4080, czyli 4K bez kompromisów

Fot. Android.com.pl/Krzysztof Wilamowski

Po dwóch latach poprawiania stanowiska w moje ręce wpadł RTX 4080 w wersji Palit GameRock OC. Zdawać by się mogło, że przeskok wydajnościowy nie będzie imponujący i to się w sumie zgadza. Różnica w wydajności rasteryzacji, rdzeni RT i Tensor jest zauważalna, ale nie powala. Ogromną różnicę robi natomiast technologia DLSS 3 oraz patrząc przyszłościowo dużo pojemniejsza pamięć VRAM (16 kontra 10 GB). W efekcie 144-hercowy monitor już nie nudzi się w tytułach AAA. W Forza Horizon 5 osiągam średnio 140 klatek na sekundę. W Marvel’s Spider-Man Remastered oraz Cyberpunk 2077 obserwuję średnio 100 FPS. 4080-ka umożliwia wykorzystanie potencjału monitora w praktycznie każdym zastosowaniu.

Opisując 3080-kę wspominałem, że nie jest ona bardzo głośna. Grając na głośnikach i w słuchawkach otwartych szum wentylatorów był jednak wyraźnie słyszalny. Topowe karty NVIDIA z serii 40 są ogromne. Trudno zmieścić je do małych obudów, ale za to z chłodzeniem radzą sobie wyśmienicie. RTX 4080 od Palita pod pełnym obciążeniem jest ledwo słyszalny. Poprawia to komfort pracy i rozrywki niemal tak bardzo jak wzrost wydajności.

Najnowsza karta — było warto?

Fot.
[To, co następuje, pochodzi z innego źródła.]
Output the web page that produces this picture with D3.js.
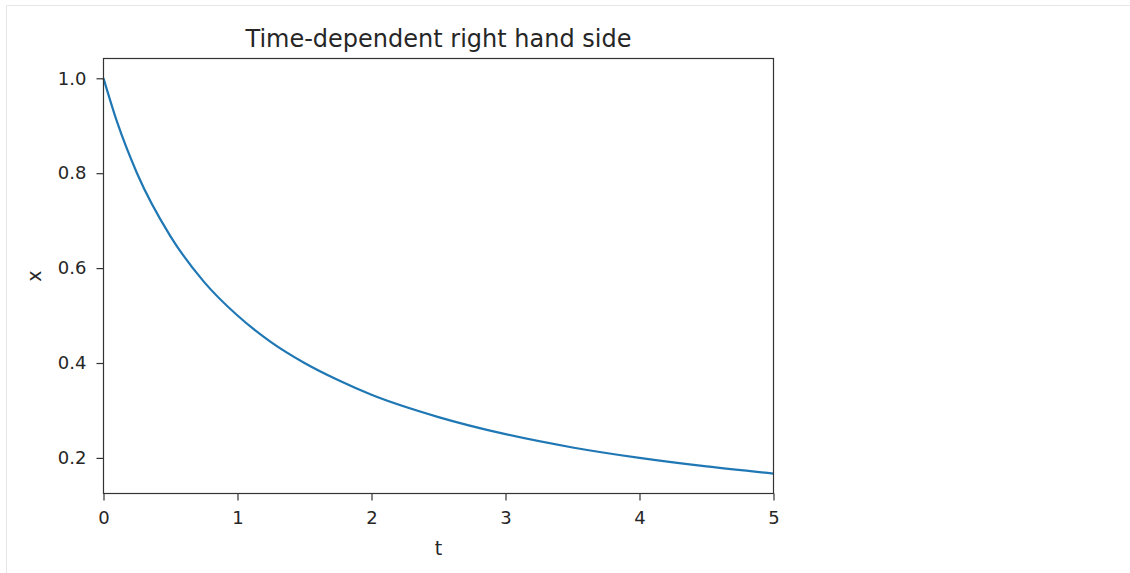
<!DOCTYPE html>
<html>
<head>
<meta charset="utf-8">
<script src="https://cdn.jsdelivr.net/npm/d3@7"></script>
<style>
  body { margin: 0; background: #fff; }
  text { font-family: "DejaVu Sans", sans-serif; fill: #262626; }
</style>
</head>
<body>
<div id="chart"></div>
<script>
// values
var tValues = [0, 0.1, 0.25, 0.5, 0.75, 1, 1.25, 1.5, 1.75, 2, 2.5, 3, 3.5, 4, 4.5, 5];
var xValues = [1.0, 0.909, 0.80, 0.667, 0.571, 0.50, 0.444, 0.40, 0.364, 0.333, 0.286, 0.25, 0.222, 0.20, 0.182, 0.167];
var tTicks = [0, 1, 2, 3, 4, 5];
var xTicks = [0.2, 0.4, 0.6, 0.8, 1.0];

var width = 1130,
  height = 573;

var svg = d3.select("#chart").append("svg")
  .attr("width", width)
  .attr("height", height);

// notebook output frame
svg.append("path")
  .attr("d", "M6.5,573V5.5H1130")
  .attr("fill", "none")
  .attr("stroke", "#e6e6e6");

var plotLeft = 103.5, plotRight = 773.5, plotTop = 58.5, plotBottom = 493.5;

var xScale = d3.scaleLinear().domain([0, 5]).range([plotLeft, plotRight]);
var yScale = d3.scaleLinear().domain([0.125, 1.0417]).range([plotBottom, plotTop]);

var line = d3.line()
  .x(function(d, i) { return xScale(tValues[i]); })
  .y(function(d) { return yScale(d); })
  .curve(d3.curveMonotoneX);

svg.append("path")
  .datum(xValues)
  .attr("d", line)
  .attr("fill", "none")
  .attr("stroke", "#1f77b4")
  .attr("stroke-width", 2.2);

var xAxis = svg.append("g")
  .attr("transform", "translate(0," + plotBottom + ")")
  .call(d3.axisBottom(xScale).tickValues(tTicks).tickSize(7).tickPadding(11).tickFormat(d3.format("d")));

var yAxis = svg.append("g")
  .attr("transform", "translate(" + plotLeft + ",0)")
  .call(d3.axisLeft(yScale).tickValues(xTicks).tickSize(7).tickPadding(10).tickFormat(d3.format(".1f")));

[xAxis, yAxis].forEach(function(ax) {
  ax.attr("font-size", 18).attr("font-family", "DejaVu Sans, sans-serif");
  ax.select(".domain").remove();
  ax.selectAll("line").attr("stroke", "#333").attr("stroke-width", 1.2);
  ax.selectAll("text").attr("fill", "#262626");
});

// spines
svg.append("rect")
  .attr("x", plotLeft)
  .attr("y", plotTop)
  .attr("width", plotRight - plotLeft)
  .attr("height", plotBottom - plotTop)
  .attr("fill", "none")
  .attr("stroke", "#333")
  .attr("stroke-width", 1.2);

svg.append("text")
  .attr("x", (plotLeft + plotRight) / 2)
  .attr("y", 47)
  .attr("text-anchor", "middle")
  .style("font-size", "24px")
  .text("Time-dependent right hand side");

svg.append("text")
  .attr("x", (plotLeft + plotRight) / 2)
  .attr("y", 555)
  .attr("text-anchor", "middle")
  .style("font-size", "19px")
  .text("t");

svg.append("text")
  .attr("transform", "translate(41," + ((plotTop + plotBottom) / 2) + ") rotate(-90)")
  .attr("text-anchor", "middle")
  .style("font-size", "19px")
  .text("x");
</script>
</body>
</html>
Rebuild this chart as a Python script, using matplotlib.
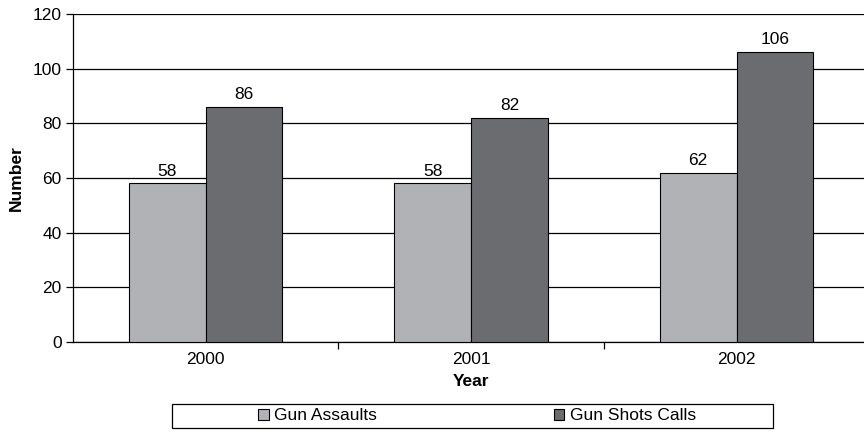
import numpy as np
import matplotlib
matplotlib.use("Agg")
import matplotlib.pyplot as plt
from matplotlib.patches import Rectangle

plt.rcParams["font.family"] = ["Liberation Sans", "DejaVu Sans"]

# --- data ---
years = ["2000", "2001", "2002"]
gun_assaults = [58, 58, 62]
gun_shots_calls = [86, 82, 106]
series_names = ["Gun Assaults", "Gun Shots Calls"]
colors = ["#b1b2b6", "#6b6c70"]

fs = 12.5

fig = plt.figure(figsize=(8.64, 4.32), dpi=100)
ax = fig.add_axes([72.75 / 864, 90 / 432, 796.5 / 864, 328 / 432])

x = np.arange(len(years))
w = 0.29
b1 = ax.bar(x - w / 2, gun_assaults, w, color=colors[0], edgecolor="black",
            linewidth=0.8, label=series_names[0], zorder=3)
b2 = ax.bar(x + w / 2, gun_shots_calls, w, color=colors[1], edgecolor="black",
            linewidth=0.8, label=series_names[1], zorder=3)

for bars in (b1, b2):
    for r in bars:
        ax.text(r.get_x() + r.get_width() / 2, r.get_height() + 1.8,
                f"{int(r.get_height())}", ha="center", va="bottom", fontsize=fs)

ax.set_xlim(-0.5, 2.5)
ax.set_ylim(0, 120)
ax.set_yticks(range(0, 121, 20))
ax.yaxis.grid(True, color="black", linewidth=0.9, zorder=0)
ax.set_axisbelow(True)

ax.set_xticks(x)
ax.set_xticklabels(years)
ax.set_xticks([0.5, 1.5], minor=True)
ax.tick_params(axis="x", which="major", length=0, pad=7, labelsize=fs)
ax.tick_params(axis="x", which="minor", length=5, direction="out", width=0.9)
ax.tick_params(axis="y", length=5, direction="out", width=0.9, labelsize=fs, pad=3)

for s in ["top", "right"]:
    ax.spines[s].set_visible(False)
ax.spines["left"].set_linewidth(0.9)
ax.spines["bottom"].set_linewidth(0.9)

ax.set_xlabel("Year", fontweight="bold", fontsize=fs, labelpad=5)
ax.set_ylabel("Number", fontweight="bold", fontsize=fs, labelpad=6)

# legend box drawn separately so entries sit where the reference has them
fig.patches.append(Rectangle((172 / 864, 4 / 432), 601 / 864, 24 / 432,
                             transform=fig.transFigure, facecolor="white",
                             edgecolor="black", linewidth=0.9))
leg = fig.legend(loc="center", bbox_to_anchor=(477 / 864, 16 / 432),
                 ncol=2, frameon=False, fontsize=fs,
                 handlelength=0.6, handleheight=0.6, handletextpad=0.3,
                 columnspacing=10.2, borderaxespad=0, borderpad=0)

fig.savefig("out.png", dpi=100)
plt.close(fig)
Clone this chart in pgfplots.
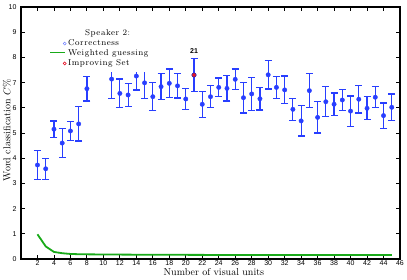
\documentclass[border=0pt]{standalone}
\usepackage{fontspec}
\usepackage{pgfplots}
\usepackage{pgfplotstable}
\pgfplotsset{compat=1.18}
\newfontfamily\hel{Liberation Sans}
\newfontfamily\lmsp[LetterSpace=6]{Latin Modern Roman}
\definecolor{mblue}{RGB}{40,62,255}
\definecolor{mgreen}{RGB}{25,170,25}
\definecolor{mred}{RGB}{230,20,40}
\pgfplotstableread{
x y e
2 3.73 0.57
3 3.58 0.42
4 5.15 0.33
5 4.60 0.57
6 5.08 0.38
7 5.36 0.68
8 6.76 0.49
11 7.14 0.76
12 6.57 0.57
13 6.51 0.47
14 7.26 0.55
15 6.99 0.62
16 6.44 0.55
17 6.84 0.52
18 6.97 0.57
19 6.87 0.48
20 6.35 0.42
21 7.30 0.66
22 6.14 0.52
23 6.44 0.43
24 6.81 0.37
25 6.77 0.50
26 7.13 0.41
27 6.40 0.61
28 6.55 0.66
29 6.36 0.45
30 7.31 0.56
31 6.81 0.43
32 6.71 0.55
33 5.94 0.43
34 5.48 0.60
35 6.68 0.67
36 5.62 0.62
37 6.24 0.60
38 6.14 0.45
39 6.31 0.43
40 5.87 0.60
41 6.34 0.55
42 5.98 0.46
43 6.42 0.41
44 5.69 0.50
45 6.02 0.53
}\correct
\pgfplotstableread{
x y
2 0.98
3 0.50
4 0.28
5 0.23
6 0.20
7 0.19
8 0.185
10 0.18
12 0.175
15 0.17
20 0.165
25 0.16
30 0.16
35 0.16
40 0.16
45 0.16
}\guess
\begin{document}
\begin{tikzpicture}
\begin{axis}[
  set layers,
  scale only axis,
  width=379pt, height=252pt,
  xmin=0, xmax=46, ymin=0, ymax=10,
  xtick={2,4,...,46},
  ytick={0,1,...,10},
  tick align=inside,
  xtick pos=both, ytick pos=both,
  major tick length=4pt,
  tick style={black, line width=0.9pt},
  axis line style={black, line width=1.4pt},
  /pgf/number format/assume math mode=true,
  tick label style={font=\hel\fontsize{7}{8}\selectfont},
  xticklabel style={yshift=2pt},
  yticklabel style={xshift=-1pt},
  xlabel={Number of visual units},
  ylabel={Word classification $C\%$},
  label style={font=\lmsp\fontsize{7.5}{8}\selectfont},
  every axis x label/.style={at={(axis description cs:0.509,-0.053)}, anchor=center},
  every axis y label/.style={at={(axis description cs:-0.037,0.51)}, rotate=90, anchor=center},
  legend style={at={(axis cs:4.0,9.3)}, anchor=north west, draw=none, fill=white,
    font=\lmsp\fontsize{8.5}{9.5}\selectfont, inner xsep=2pt, inner ysep=3pt, row sep=-1.5pt},
  legend cell align=left,
  clip=false,
]
\addlegendimage{empty legend}
\addlegendentry{\hspace*{17pt}Speaker 2:}
\addlegendimage{only marks, mark=o, mark size=1.5pt, draw=mblue!70, line width=0.5pt}
\addlegendentry{Correctness}
\addlegendimage{empty legend}
\addlegendentry{\makebox[0pt][r]{\textcolor{mgreen}{\rule[2.3pt]{15pt}{1.8pt}}\hspace*{3pt}}Weighted guessing\hspace*{9pt}}
\addlegendimage{only marks, mark=o, mark size=1.5pt, draw=mred, line width=0.6pt}
\addlegendentry{Improving Set}

\addplot[color=mgreen, line width=1.8pt, forget plot] table[x=x,y=y] {\guess};
\addplot[only marks, mark=*, mark size=2.2pt, mblue, forget plot,
  error bars/.cd, y dir=both, y explicit,
  error bar style={line width=1.2pt, mblue},
  error mark options={rotate=90, mark size=3.5pt, line width=1.2pt, mblue}]
  table[x=x, y=y, y error=e] {\correct};
\addplot[only marks, mark=*, mark size=2.2pt, draw=mblue!70!black, fill=mred, forget plot]
  coordinates {(21,7.30)};
\node[font=\hel\bfseries\fontsize{7}{8}\selectfont] at (axis cs:21,8.27) {21};
\end{axis}
\pgfresetboundingbox
\useasboundingbox (-21pt,-20pt) rectangle (386pt,259pt);
\end{tikzpicture}
\end{document}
Android.com.pl/Krzysztof Wilamowski

Tak prezentuje się porównanie kart graficznych, jakie miałem w komputerze. Czy każdy powinien pójść do sklepu po topową kartę? Oczywiście, że nie. Największą przeszkodą jest oczywiście koszt GPU oraz całego komputera. Składając zestaw od zera, trzeba przygotować minimum 10 tysięcy złotych, a jest to cena bez monitora. Jeśli jesteś niedzielnym graczem, wystarczająca będzie konsola za ułamek tej ceny. Pracując w mało wymagających programach, karta pokroju RTX-a 3050 lub Radeona 6600 powinna zapewnić świetne możliwości w FullHD. Dla osób, które przed komputerem spędzają większość dnia i planują wykorzystać potencjał stacjonarki, inwestycję w wysoki model karty zdecydowanie polecam. Nie tylko poprawi on komfort pracy, ale też dostarczy wiele radości podczas ogrywania najnowszych tytułów.